• _Instruction_: Only the lines from the start of the data through the line containing "(title) at (700,23)" should be written out, exactly as they are, with both ends included and the pictures left out.

• _Raw data_:
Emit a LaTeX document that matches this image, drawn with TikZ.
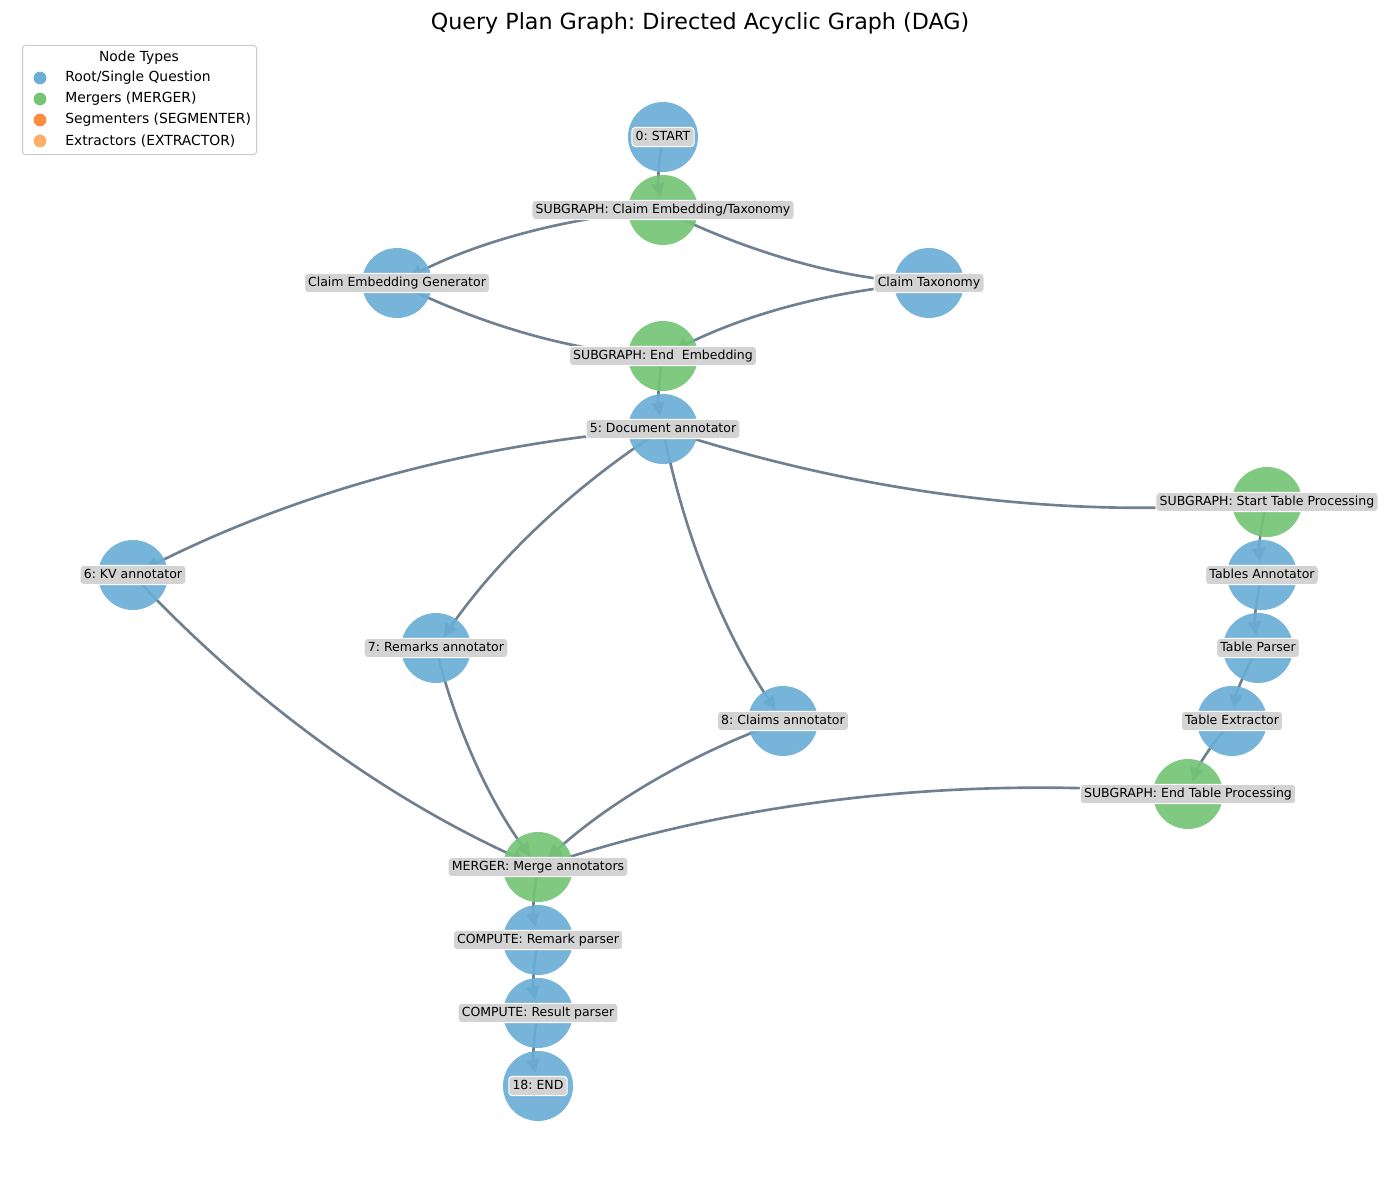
\documentclass[tikz,border=0pt]{standalone}
\usepackage{fontspec}
\setmainfont{DejaVu Sans}
\usetikzlibrary{calc,arrows.meta}
\frenchspacing

\definecolor{qblue}{HTML}{6BAED6}
\definecolor{qgreen}{HTML}{74C476}
\definecolor{qorange}{HTML}{FD8D3C}
\definecolor{qlorange}{HTML}{FDAE6B}
\definecolor{qedge}{HTML}{708090}
\definecolor{qlabel}{HTML}{D3D3D3}
\definecolor{qframe}{HTML}{CCCCCC}

\pgfdeclarelayer{edgelayer}
\pgfsetlayers{edgelayer,main}

% quadratic arc between two node centres (arc3, rad = 0.1), tip stopping inside the target
\newcommand\dagedge[2]{%
  \coordinate (ctl) at ($(#1.center)!0.5!(#2.center)!0.2!-90:(#2.center)$);
  \draw[flow] (#1.center) .. controls ($(#1.center)!2/3!(ctl)$) and ($(#2.center)!2/3!(ctl)$) .. (#2.center);
}

\begin{document}
\begin{tikzpicture}[x=0.72pt,y=-0.72pt,
  dot/.style={circle,minimum size=50.4pt,inner sep=0pt,fill opacity=0.92},
  rootdot/.style={dot,fill=qblue},
  mergedot/.style={dot,fill=qgreen},
  tag/.style={fill=qlabel,draw=white,line width=0.72pt,rounded corners=2.5pt,
    inner xsep=2.7pt,inner ysep=2.7pt,text height=6.6pt,text depth=1.8pt,
    font=\fontsize{9}{11}\selectfont},
  flow/.style={draw=qedge,line width=1.9pt,shorten >=9.4pt,
    -{Triangle[length=10pt,width=9.5pt]}},
  legdot/.style={circle,minimum size=9.2pt,inner sep=0pt},
  legtext/.style={anchor=west,inner sep=0pt,font=\fontsize{10}{12}\selectfont}
]
\useasboundingbox (0,0) rectangle (1400,1200);

% title
\node[font=\fontsize{16}{19}\selectfont] (title) at (700,23) {Query Plan Graph: Directed Acyclic Graph (DAG)};

% nodes
\node[rootdot]  (start)  at (663,137) {};
\node[mergedot] (sgcet)  at (663,210) {};
\node[rootdot]  (ceg)    at (397,283) {};
\node[rootdot]  (ctax)   at (929,283) {};
\node[mergedot] (sgee)   at (663,356) {};
\node[rootdot]  (doc)    at (663,429) {};
\node[rootdot]  (kv)     at (133,575) {};
\node[rootdot]  (rem)    at (436,648) {};
\node[rootdot]  (clm)    at (783,721) {};
\node[mergedot] (sgst)   at (1267,502) {};
\node[rootdot]  (tann)   at (1262,575) {};
\node[rootdot]  (tpar)   at (1258,648) {};
\node[rootdot]  (text)   at (1232,721) {};
\node[mergedot] (sget)   at (1188,794) {};
\node[mergedot] (merge)  at (538,867) {};
\node[rootdot]  (rpar)   at (538,940) {};
\node[rootdot]  (respar) at (538,1013) {};
\node[rootdot]  (finish) at (538,1086) {};

% connectors
\begin{pgfonlayer}{edgelayer}
\dagedge{start}{sgcet}
\dagedge{sgcet}{ceg}
\dagedge{sgcet}{ctax}
\dagedge{ceg}{sgee}
\dagedge{ctax}{sgee}
\dagedge{sgee}{doc}
\dagedge{doc}{kv}
\dagedge{doc}{rem}
\dagedge{doc}{clm}
\dagedge{doc}{sgst}
\dagedge{sgst}{tann}
\dagedge{tann}{tpar}
\dagedge{tpar}{text}
\dagedge{text}{sget}
\dagedge{kv}{merge}
\dagedge{rem}{merge}
\dagedge{clm}{merge}
\dagedge{sget}{merge}
\dagedge{merge}{rpar}
\dagedge{rpar}{respar}
\dagedge{respar}{finish}
\end{pgfonlayer}

% labels
\node[tag] (startl)  at (start)  {0: START};
\node[tag] (sgcetl)  at (sgcet)  {SUBGRAPH: Claim Embedding/Taxonomy};
\node[tag] (cegl)    at (ceg)    {Claim Embedding Generator};
\node[tag] (ctaxl)   at (ctax)   {Claim Taxonomy};
\node[tag] (sgeel)   at (sgee)   {SUBGRAPH: End\ \ Embedding};
\node[tag] (docl)    at (doc)    {5: Document annotator};
\node[tag] (kvl)     at (kv)     {6: KV annotator};
\node[tag] (reml)    at (rem)    {7: Remarks annotator};
\node[tag] (clml)    at (clm)    {8: Claims annotator};
\node[tag] (sgstl)   at (sgst)   {SUBGRAPH: Start Table Processing};
\node[tag] (tannl)   at (tann)   {Tables Annotator};
\node[tag] (tparl)   at (tpar)   {Table Parser};
\node[tag] (textl)   at (text)   {Table Extractor};
\node[tag] (sgetl)   at (sget)   {SUBGRAPH: End Table Processing};
\node[tag] (mergel)  at (merge)  {MERGER: Merge annotators};
\node[tag] (rparl)   at (rpar)   {COMPUTE: Remark parser};
\node[tag] (resparl) at (respar) {COMPUTE: Result parser};
\node[tag] (finishl) at (finish) {18: END};

% legend
\node[draw=qframe,fill=white,fill opacity=0.8,draw opacity=1,line width=0.72pt,
  rounded corners=2pt,minimum width=168.5pt,minimum height=78.5pt,inner sep=0pt,anchor=north west]
  (legbox) at (22,45) {};
\node[font=\fontsize{10}{12}\selectfont,inner sep=0pt] (legtitle) at (139,58) {Node Types};
\node[legdot,fill=qblue]    (lg1) at (40,78)  {};
\node[legdot,fill=qgreen]   (lg2) at (40,99)  {};
\node[legdot,fill=qorange]  (lg3) at (40,120) {};
\node[legdot,fill=qlorange] (lg4) at (40,141) {};
\node[legtext] (lt1) at (65,78)  {Root/Single Question};
\node[legtext] (lt2) at (65,99)  {Mergers (MERGER)};
\node[legtext] (lt3) at (65,120) {Segmenters (SEGMENTER)};
\node[legtext] (lt4) at (65,141) {Extractors (EXTRACTOR)};
\end{tikzpicture}
\end{document}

• _Result below_:
Emit a LaTeX document that matches this image, drawn with TikZ.
\documentclass[tikz,border=0pt]{standalone}
\usepackage{fontspec}
\setmainfont{DejaVu Sans}
\usetikzlibrary{calc,arrows.meta}
\frenchspacing

\definecolor{qblue}{HTML}{6BAED6}
\definecolor{qgreen}{HTML}{74C476}
\definecolor{qorange}{HTML}{FD8D3C}
\definecolor{qlorange}{HTML}{FDAE6B}
\definecolor{qedge}{HTML}{708090}
\definecolor{qlabel}{HTML}{D3D3D3}
\definecolor{qframe}{HTML}{CCCCCC}

\pgfdeclarelayer{edgelayer}
\pgfsetlayers{edgelayer,main}

% quadratic arc between two node centres (arc3, rad = 0.1), tip stopping inside the target
\newcommand\dagedge[2]{%
  \coordinate (ctl) at ($(#1.center)!0.5!(#2.center)!0.2!-90:(#2.center)$);
  \draw[flow] (#1.center) .. controls ($(#1.center)!2/3!(ctl)$) and ($(#2.center)!2/3!(ctl)$) .. (#2.center);
}

\begin{document}
\begin{tikzpicture}[x=0.72pt,y=-0.72pt,
  dot/.style={circle,minimum size=50.4pt,inner sep=0pt,fill opacity=0.92},
  rootdot/.style={dot,fill=qblue},
  mergedot/.style={dot,fill=qgreen},
  tag/.style={fill=qlabel,draw=white,line width=0.72pt,rounded corners=2.5pt,
    inner xsep=2.7pt,inner ysep=2.7pt,text height=6.6pt,text depth=1.8pt,
    font=\fontsize{9}{11}\selectfont},
  flow/.style={draw=qedge,line width=1.9pt,shorten >=9.4pt,
    -{Triangle[length=10pt,width=9.5pt]}},
  legdot/.style={circle,minimum size=9.2pt,inner sep=0pt},
  legtext/.style={anchor=west,inner sep=0pt,font=\fontsize{10}{12}\selectfont}
]
\useasboundingbox (0,0) rectangle (1400,1200);

% title
\node[font=\fontsize{16}{19}\selectfont] (title) at (700,23) {Query Plan Graph: Directed Acyclic Graph (DAG)};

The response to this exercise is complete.